▸ TASK BRIEF
Pull out every line with the word "chart" from the entries below.

▸ DATASET
"""
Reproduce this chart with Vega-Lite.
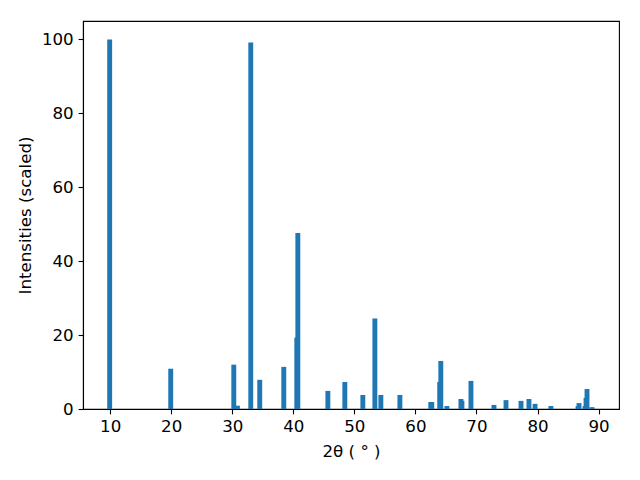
{
  "$schema": "https://vega.github.io/schema/vega-lite/v6.json",
  "autosize": {"type": "none"},
  "padding": {"left": 83, "top": 21, "right": 21, "bottom": 71},
  "width": 536,
  "height": 388,
  "config": {
    "font": "DejaVu Sans",
    "view": {"stroke": "black", "strokeWidth": 1.1},
    "axis": {
      "grid": false,
      "domainColor": "black",
      "domainWidth": 1.1,
      "tickColor": "black",
      "tickWidth": 1.1,
      "tickSize": 4.9,
      "labelFont": "DejaVu Sans",
      "labelFontSize": 16.67,
      "labelColor": "black",
      "labelPadding": 4.9,
      "titleFont": "DejaVu Sans",
      "titleFontSize": 16.67,
      "titleFontWeight": "normal",
      "titleColor": "black"
    }
  },
  "data": {
    "values": [
      {"two_theta": 9.92, "intensity": 100},
      {"two_theta": 19.92, "intensity": 10.9},
      {"two_theta": 30.25, "intensity": 12.0},
      {"two_theta": 30.85, "intensity": 0.9},
      {"two_theta": 33.03, "intensity": 99.2},
      {"two_theta": 34.5, "intensity": 7.9},
      {"two_theta": 38.44, "intensity": 11.4},
      {"two_theta": 40.57, "intensity": 19.3},
      {"two_theta": 40.74, "intensity": 47.6},
      {"two_theta": 45.66, "intensity": 4.9},
      {"two_theta": 48.44, "intensity": 7.3},
      {"two_theta": 51.39, "intensity": 3.8},
      {"two_theta": 53.36, "intensity": 24.5},
      {"two_theta": 54.34, "intensity": 3.8},
      {"two_theta": 57.46, "intensity": 3.8},
      {"two_theta": 62.52, "intensity": 1.9},
      {"two_theta": 62.68, "intensity": 1.9},
      {"two_theta": 63.98, "intensity": 7.3},
      {"two_theta": 64.16, "intensity": 13.0},
      {"two_theta": 65.16, "intensity": 0.8},
      {"two_theta": 67.46, "intensity": 2.7},
      {"two_theta": 67.62, "intensity": 2.2},
      {"two_theta": 69.1, "intensity": 7.6},
      {"two_theta": 72.87, "intensity": 1.1},
      {"two_theta": 74.84, "intensity": 2.4},
      {"two_theta": 77.3, "intensity": 2.2},
      {"two_theta": 78.6, "intensity": 2.7},
      {"two_theta": 79.6, "intensity": 1.4},
      {"two_theta": 82.2, "intensity": 0.8},
      {"two_theta": 86.64, "intensity": 0.8},
      {"two_theta": 86.8, "intensity": 1.6},
      {"two_theta": 87.79, "intensity": 0.8},
      {"two_theta": 87.95, "intensity": 3.0},
      {"two_theta": 88.11, "intensity": 5.4},
      {"two_theta": 88.93, "intensity": 0.5}
    ]
  },
  "mark": {"type": "bar", "width": 4.9, "color": "#1f77b4", "clip": true},
  "encoding": {
    "x": {
      "field": "two_theta",
      "type": "quantitative",
      "scale": {"domain": [5.55, 93.35], "nice": false, "zero": false, "padding": 0},
      "axis": {"values": [10, 20, 30, 40, 50, 60, 70, 80, 90], "title": "2θ ( ° )", "titlePadding": 8}
    },
    "y": {
      "field": "intensity",
      "type": "quantitative",
      "scale": {"domain": [0, 105], "nice": false, "padding": 0},
      "axis": {"values": [0, 20, 40, 60, 80, 100], "title": "Intensities (scaled)", "titlePadding": 7}
    }
  }
}
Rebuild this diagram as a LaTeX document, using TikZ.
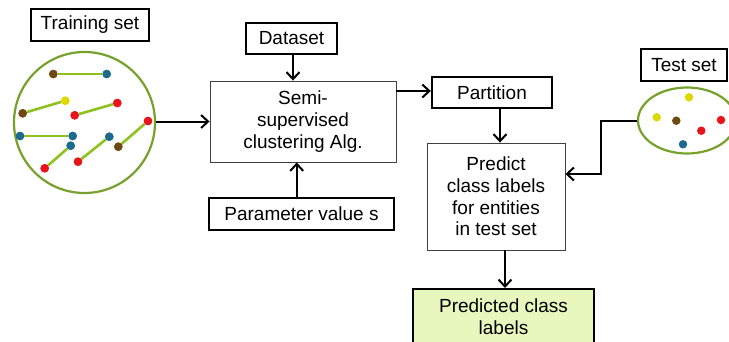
\documentclass[tikz,border=0pt]{standalone}
\usepackage{fontspec}
\setmainfont{Liberation Sans}
\usetikzlibrary{arrows.meta,shapes.geometric}
\definecolor{ringgreen}{HTML}{76A12B}
\definecolor{linkgreen}{HTML}{8DC21F}
\definecolor{dotbrown}{HTML}{6E4A12}
\definecolor{dotblue}{HTML}{1E6A8C}
\definecolor{dotred}{HTML}{E8141C}
\definecolor{dotyellow}{HTML}{DDD800}
\definecolor{resfill}{HTML}{E8F7BE}
\tikzset{
  thickbox/.style={draw=black,line width=2.4pt,minimum width=#1,align=center,inner sep=0pt},
  thinbox/.style={draw=black!75,line width=0.9pt,align=center,inner sep=0pt},
  arr/.style={line width=2pt,-{Straight Barb[length=7pt,width=13pt,line width=2pt]}},
  dotn/.style={circle,fill=#1,inner sep=0pt,minimum size=8.5pt},
  link/.style={linkgreen,line width=2.6pt},
  ring/.style={draw=ringgreen,line width=2.2pt,inner sep=0pt}
}
\begin{document}
\begin{tikzpicture}[x=1pt,y=-1pt,font=\fontsize{19}{21.7}\selectfont]
\useasboundingbox (0,0) rectangle (729,341);
\begin{scope}
\clip (0,0) rectangle (729,341);
% training set
\node[thickbox=118pt,minimum height=32pt] (train) at (90,25) {Training set};
\node[ring,circle,minimum size=141pt] (circ) at (84.5,122.5) {};
\node[dotn=dotbrown] (a1) at (53.3,74) {};
\node[dotn=dotblue] (a2) at (106.7,74) {};
\node[dotn=dotbrown] (b1) at (22.7,113.3) {};
\node[dotn=dotyellow] (b2) at (65.3,100.7) {};
\node[dotn=dotred] (c1) at (74.7,115.3) {};
\node[dotn=dotred] (c2) at (117.3,103) {};
\node[dotn=dotblue] (d1) at (20,136) {};
\node[dotn=dotblue] (d2) at (72.7,136) {};
\node[dotn=dotblue] (e1) at (70.7,145.7) {};
\node[dotn=dotred] (e2) at (44.7,168.3) {};
\node[dotn=dotred] (f1) at (78,161.7) {};
\node[dotn=dotblue] (f2) at (109.3,136.7) {};
\node[dotn=dotbrown] (g1) at (118.3,146.7) {};
\node[dotn=dotred] (g2) at (148,121) {};
\draw[link] (a1) -- (a2);
\draw[link] (b1) -- (b2);
\draw[link] (c1) -- (c2);
\draw[link] (d1) -- (d2);
\draw[link] (e1) -- (e2);
\draw[link] (f1) -- (f2);
\draw[link] (g1) -- (g2);
\foreach \n/\c in {a1/dotbrown,a2/dotblue,b1/dotbrown,b2/dotyellow,c1/dotred,c2/dotred,d1/dotblue,d2/dotblue,e1/dotblue,e2/dotred,f1/dotred,f2/dotblue,g1/dotbrown,g2/dotred}
  \fill[\c] (\n.center) circle (4.25pt);
% central boxes
\node[thickbox=91pt,minimum height=31pt] (data) at (291.5,38.5) {Dataset};
\node[thinbox,minimum width=186pt,minimum height=81pt] (semi) at (303,121.5) {Semi-\\supervised\\clustering Alg.};
\node[thickbox=185pt,minimum height=32pt] (param) at (301.5,214) {Parameter value s};
\node[thickbox=120pt,minimum height=31pt] (part) at (492,92.5) {Partition};
\node[thinbox,minimum width=138pt,minimum height=107pt] (pred) at (496,196.5) {Predict\\class labels\\for entities\\in test set};
\node[thickbox=181pt,minimum height=74pt,fill=resfill,anchor=north] (res) at (503.5,288) {};
\node[align=center,inner sep=0pt] (reslbl) at (503.5,317) {Predicted class\\labels};
% test set
\node[thickbox=86pt,minimum height=32pt] (test) at (684,65) {Test set};
\node[ring,ellipse,minimum width=98pt,minimum height=66pt] (ell) at (687,120.5) {};
\fill[dotyellow] (689,97.3) circle (4.25pt);
\fill[dotyellow] (656.7,117.3) circle (4.25pt);
\fill[dotbrown] (676.3,120.7) circle (4.25pt);
\fill[dotred] (721,120) circle (4.25pt);
\fill[dotred] (701.3,130.7) circle (4.25pt);
\fill[dotblue] (683,144.3) circle (4.25pt);
% connectors
\draw[arr] (circ.east |- 0,121.5) -- (semi.west);
\draw[arr] ([xshift=1.5pt]data.south) -- ([xshift=1.5pt]data.south |- semi.north);
\draw[arr] ([xshift=-4.8pt]param.north) -- ([xshift=-4.8pt]param.north |- semi.south);
\draw[arr] (semi.east |- 0,91) -- (part.west |- 0,91);
\draw[arr] ([xshift=8pt]part.south) -- ([xshift=8pt]part.south |- pred.north);
\draw[arr] ([xshift=9pt]pred.south) -- ([xshift=9pt]pred.south |- res.north);
\coordinate (bend) at (601,174);
\draw[arr] (ell.west) -| (bend) -- (pred.east |- bend);
\end{scope}
\end{tikzpicture}
\end{document}
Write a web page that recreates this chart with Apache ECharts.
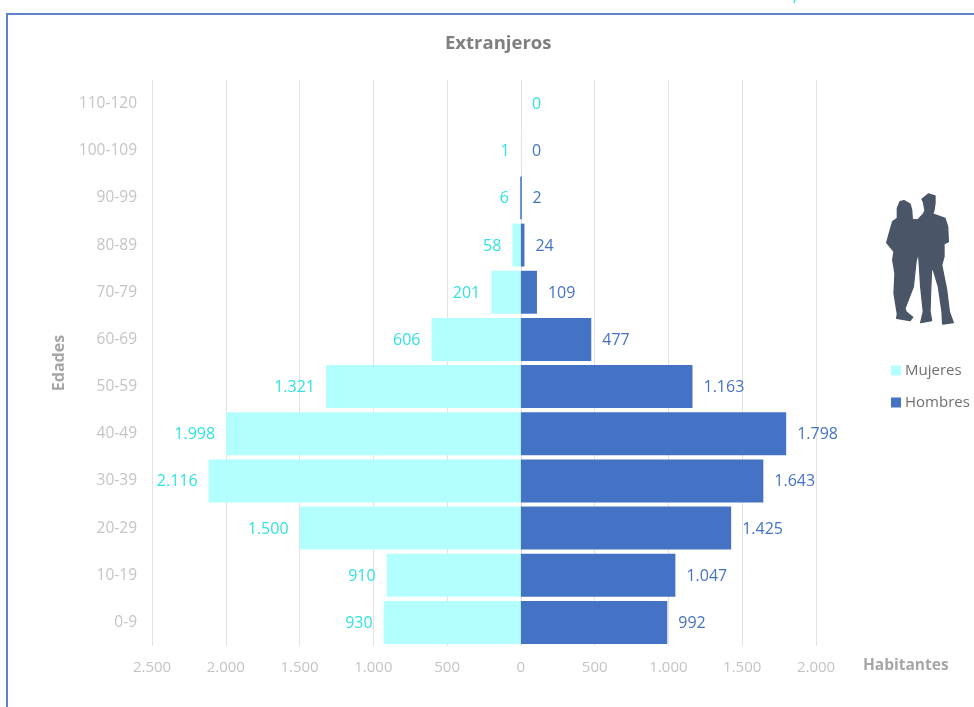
"""
▸ TASK SOLUTION
Reproduce this chart with Vega-Lite.
Write a web page that recreates this chart with Apache ECharts.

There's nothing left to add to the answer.